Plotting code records
----

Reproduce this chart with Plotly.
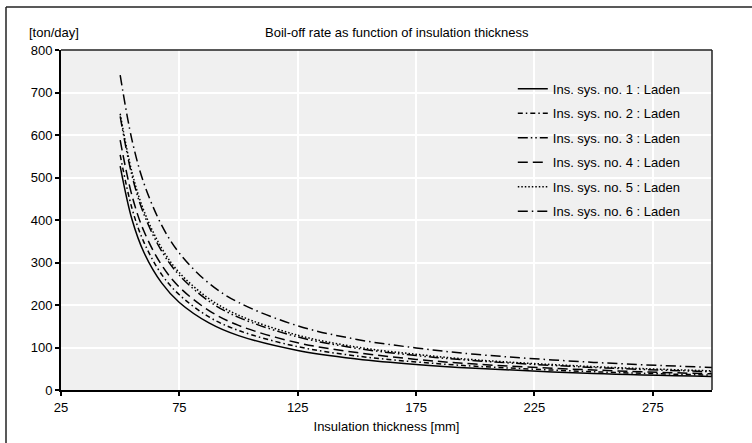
import plotly.graph_objects as go

thickness = [50, 55, 60, 67.5, 75, 87.5, 100, 125, 150, 175, 200, 250, 300]
sys1 = [527, 401, 324, 252, 206, 158, 128, 93, 73, 60, 51, 39, 32]
sys2 = [553, 427, 348, 272, 224, 172, 140, 102, 80, 66, 56, 43, 35]
sys3 = [644, 504, 414, 327, 270, 209, 171, 125, 98, 81, 69, 53, 43]
sys4 = [588, 457, 374, 294, 242, 187, 152, 111, 88, 72, 61, 47, 38]
sys5 = [650, 512, 422, 334, 276, 215, 176, 129, 101, 84, 71, 55, 45]
sys6 = [741, 588, 487, 388, 322, 251, 206, 151, 119, 99, 84, 65, 53]

names = ["Ins. sys. no. %d : Laden" % i for i in range(1, 7)]
series = [sys1, sys2, sys3, sys4, sys5, sys6]
dashes = ["solid", "5px,3px,1.5px,3px", "10px,3px,1.5px,3px,1.5px,3px",
          "10px,5px", "1.5px,2px", "10px,4px,1.5px,4px"]

x_ticks = [25, 75, 125, 175, 225, 275]
y_ticks = [0, 100, 200, 300, 400, 500, 600, 700, 800]

FONT = "Liberation Sans, Arial, sans-serif"
FS = 13

fig = go.Figure()
for i, (nm, ys, dsh) in enumerate(zip(names, series, dashes)):
    fig.add_trace(go.Scatter(
        x=thickness, y=ys, name=nm, mode="lines",
        line=dict(color="black", width=1.5, dash=dsh, shape="spline", smoothing=1.0),
        legendgroup="g%d" % i,
    ))

fig.update_layout(
    width=752, height=443,
    margin=dict(l=61, r=40, t=50, b=53, autoexpand=False),
    paper_bgcolor="white",
    plot_bgcolor="#f0f0f0",
    font=dict(family=FONT, size=FS, color="black"),
    showlegend=True,
    legend=dict(x=0.694, y=0.93, xanchor="left", yanchor="top",
                bgcolor="rgba(0,0,0,0)", borderwidth=0,
                font=dict(family=FONT, size=FS, color="black"),
                tracegroupgap=4.6, itemwidth=30),
    xaxis=dict(range=[25, 300], tickvals=x_ticks, ticktext=[str(v) for v in x_ticks],
               showgrid=True, gridcolor="white", gridwidth=2,
               showline=True, linecolor="black", linewidth=2,
               ticks="outside", ticklen=4, tickwidth=1.5, tickcolor="black",
               zeroline=False, mirror=False, automargin=False,
               title=dict(text="Insulation thickness [mm]", font=dict(size=FS), standoff=8)),
    yaxis=dict(range=[0, 800], tickvals=y_ticks,
               showgrid=True, gridcolor="white", gridwidth=2,
               showline=True, linecolor="black", linewidth=2,
               ticks="outside", ticklen=4, tickwidth=1.5, tickcolor="black",
               zeroline=False, mirror=False, automargin=False),
    annotations=[
        dict(text="Boil-off rate as function of insulation thickness", xref="paper", yref="paper",
             x=(397 - 61) / 651, y=1.0, yshift=18, showarrow=False, xanchor="center", yanchor="middle",
             font=dict(size=FS)),
        dict(text="[ton/day]", xref="paper", yref="paper",
             x=-34 / 651, y=1.0, yshift=18, showarrow=False, xanchor="left", yanchor="middle",
             font=dict(size=FS)),
    ],
    shapes=[
        dict(type="line", xref="paper", yref="paper", x0=0, x1=1, y0=1, y1=1,
             line=dict(color="#222222", width=1.5)),
        dict(type="line", xref="paper", yref="paper", x0=1, x1=1, y0=0, y1=1,
             line=dict(color="#222222", width=1.5)),
        dict(type="line", xref="paper", yref="paper", x0=-55 / 651, x1=-55 / 651,
             y0=-60 / 340, y1=(390 - 7) / 340, line=dict(color="#222222", width=1.5)),
        dict(type="line", xref="paper", yref="paper", x0=-55 / 651, x1=700 / 651,
             y0=(390 - 7) / 340, y1=(390 - 7) / 340, line=dict(color="#222222", width=1.5)),
    ],
)

fig.write_html("out.html")
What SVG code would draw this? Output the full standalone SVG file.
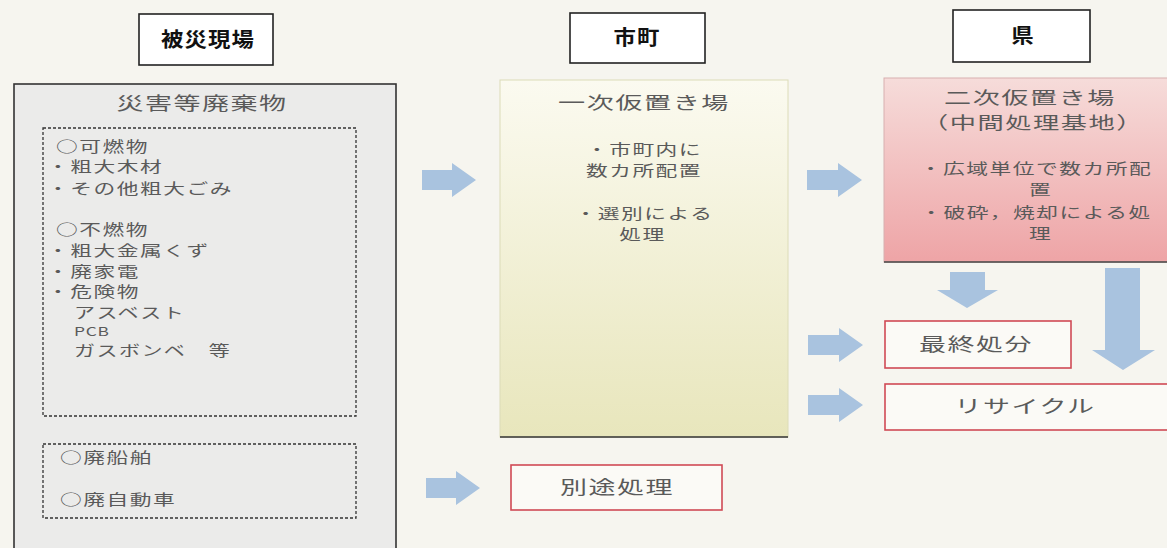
<svg xmlns="http://www.w3.org/2000/svg" width="1167" height="548" viewBox="0 0 1167 548">
<defs>
<linearGradient id="gY" x1="0" y1="0" x2="0" y2="1">
<stop offset="0" stop-color="#fbfaf0"/><stop offset="1" stop-color="#e8e6bc"/>
</linearGradient>
<linearGradient id="gP" x1="0" y1="0" x2="0" y2="1">
<stop offset="0" stop-color="#f6dcda"/><stop offset="1" stop-color="#eea4a6"/>
</linearGradient>
</defs>
<style>
text{font-family:"Noto Sans CJK JP","Noto Sans CJK SC",sans-serif;fill:#5a5a5a;font-size:14.5px;letter-spacing:1px}
.hd{fill:#111;font-weight:bold;font-size:20px}
.tt{font-size:17.5px}
.bx{font-size:18px}
.hbox{fill:#fff;stroke:#222;stroke-width:1.6}
.dash{fill:none;stroke:#333;stroke-width:1.3;stroke-dasharray:3,2}
.red{fill:#fbfaf6;stroke:#d04a55;stroke-width:1.6}
.arr{fill:#a9c3df}
.c{text-anchor:middle}
</style>
<rect width="1167" height="548" fill="#f6f5ef"/>

<g id="hdr-hisai"><rect class="hbox" x="139" y="14" width="134" height="51"/><text class="hd c" transform="translate(208 0) scale(1.12 1)" y="47">被災現場</text></g>
<g id="hdr-shicho"><rect class="hbox" x="570" y="13" width="135" height="50"/><text class="hd c" transform="translate(637 0) scale(1.12 1)" y="45">市町</text></g>
<g id="hdr-ken"><rect class="hbox" x="953" y="10" width="137" height="52"/><text class="hd c" transform="translate(1023 0) scale(1.12 1)" y="43">県</text></g>

<g id="node-waste">
<rect x="14" y="84" width="382" height="470" fill="#ebebea" stroke="#333" stroke-width="1.6"/>
<text class="c" transform="translate(202 0) scale(1.5 1)" y="110" style="font-size:18px">災害等廃棄物</text>
<rect class="dash" x="43" y="128" width="313" height="288"/>
<g transform="translate(56 0) scale(1.5 1)">
<text y="152">○可燃物</text>
<text y="235">○不燃物</text>
</g>
<g transform="translate(47 0) scale(1.5 1)">
<text y="172">・粗大木材</text>
<text y="194">・その他粗大ごみ</text>
<text y="256">・粗大金属くず</text>
<text y="277">・廃家電</text>
<text y="297">・危険物</text>
</g>
<g transform="translate(74 0) scale(1.45 1)">
<text y="318">アスベスト</text>
<text y="336" style="font-size:12px;letter-spacing:0.5px">PCB</text>
<text y="356">ガスボンベ　等</text>
</g>
<rect class="dash" x="43" y="444" width="313" height="74"/>
<g transform="translate(60 0) scale(1.5 1)">
<text y="463">○廃船舶</text>
<text y="505">○廃自動車</text>
</g>
</g>

<g id="node-primary">
<rect x="500" y="80" width="288" height="357" fill="url(#gY)" stroke="#dcdcb8" stroke-width="1"/>
<line x1="500" y1="437" x2="788" y2="437" stroke="#333" stroke-width="1.6"/>
<text class="tt c" transform="translate(644 0) scale(1.55 1)" y="109">一次仮置き場</text>
<g transform="translate(644 0) scale(1.5 1)">
<text class="c" y="155">・市町内に</text>
<text class="c" y="176">数カ所配置</text>
<text class="c" y="219">・選別による</text>
<text class="c" x="-1" y="240">処理</text>
</g>
</g>

<g id="node-betto"><rect class="red" x="511" y="465" width="211" height="45"/><text class="bx c" transform="translate(617 0) scale(1.5 1)" y="494">別途処理</text></g>

<g id="node-secondary">
<rect x="884" y="78" width="290" height="184" fill="url(#gP)" stroke="#d8b0b0" stroke-width="1"/>
<line x1="884" y1="262" x2="1167" y2="262" stroke="#444" stroke-width="1.6"/>
<text class="tt c" transform="translate(1030 0) scale(1.55 1)" y="104">二次仮置き場</text>
<text class="tt c" transform="translate(1033 0) scale(1.5 1)" y="129">（中間処理基地）</text>
<g transform="translate(1036 0) scale(1.5 1)">
<text class="c" y="174">・広域単位で数カ所配</text>
<text class="c" x="3" y="195">置</text>
<text class="c" y="218">・破砕，焼却による処</text>
<text class="c" x="3" y="239">理</text>
</g>
</g>

<g id="node-final"><rect class="red" x="885" y="321" width="186" height="47"/><text class="bx c" transform="translate(976 0) scale(1.5 1)" y="351">最終処分</text></g>
<g id="node-recycle"><rect class="red" x="885" y="384" width="290" height="46"/><text class="bx c" transform="translate(1025 0) scale(1.5 1)" y="413">リサイクル</text></g>

<g id="connectors">
<path class="arr" d="M422,170 H452 V163 L476,180 L452,197 V190 H422 Z"/>
<path class="arr" d="M426,478 H456 V471 L480,488 L456,505 V498 H426 Z"/>
<path class="arr" d="M807,170 H838 V163 L862,180 L838,197 V190 H807 Z"/>
<path class="arr" d="M808,335 H839 V328 L863,345 L839,362 V355 H808 Z"/>
<path class="arr" d="M808,395 H839 V388 L863,405 L839,422 V415 H808 Z"/>
<path class="arr" d="M950,272 H985 V290 H998 L967,308 L937,290 H950 Z"/>
<path class="arr" d="M1105,268 H1140 V350 H1155 L1123,370 L1092,350 H1105 Z"/>
</g>
</svg>
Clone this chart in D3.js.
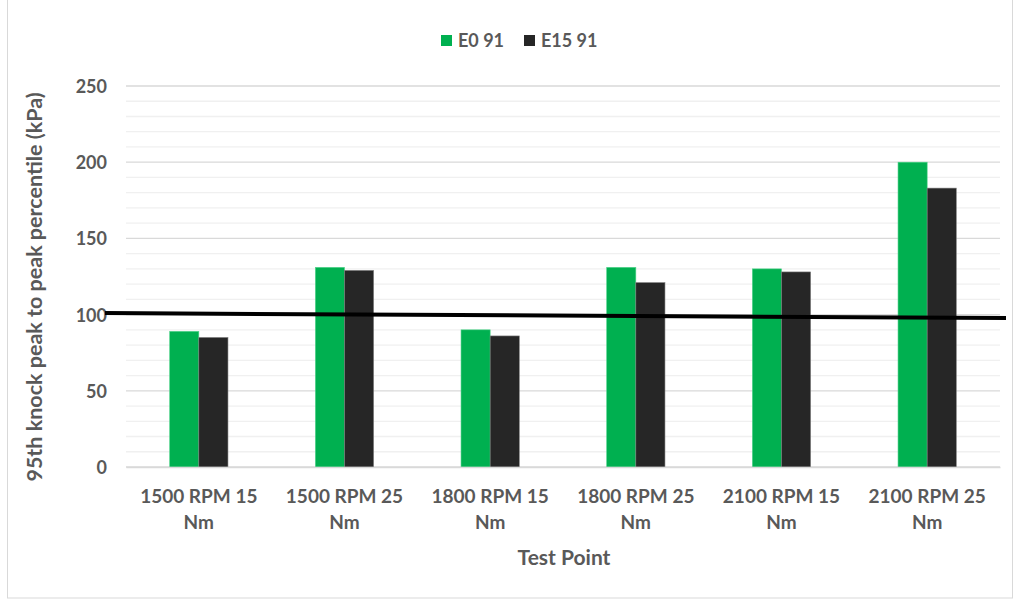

----

- AIM -
Gather each line in the data that holds the string "this".

- ANSWER BELOW -
Reproduce this chart with Plotly.
What SVG code would draw this? Output the full standalone SVG file.
Clone this chart in D3.js.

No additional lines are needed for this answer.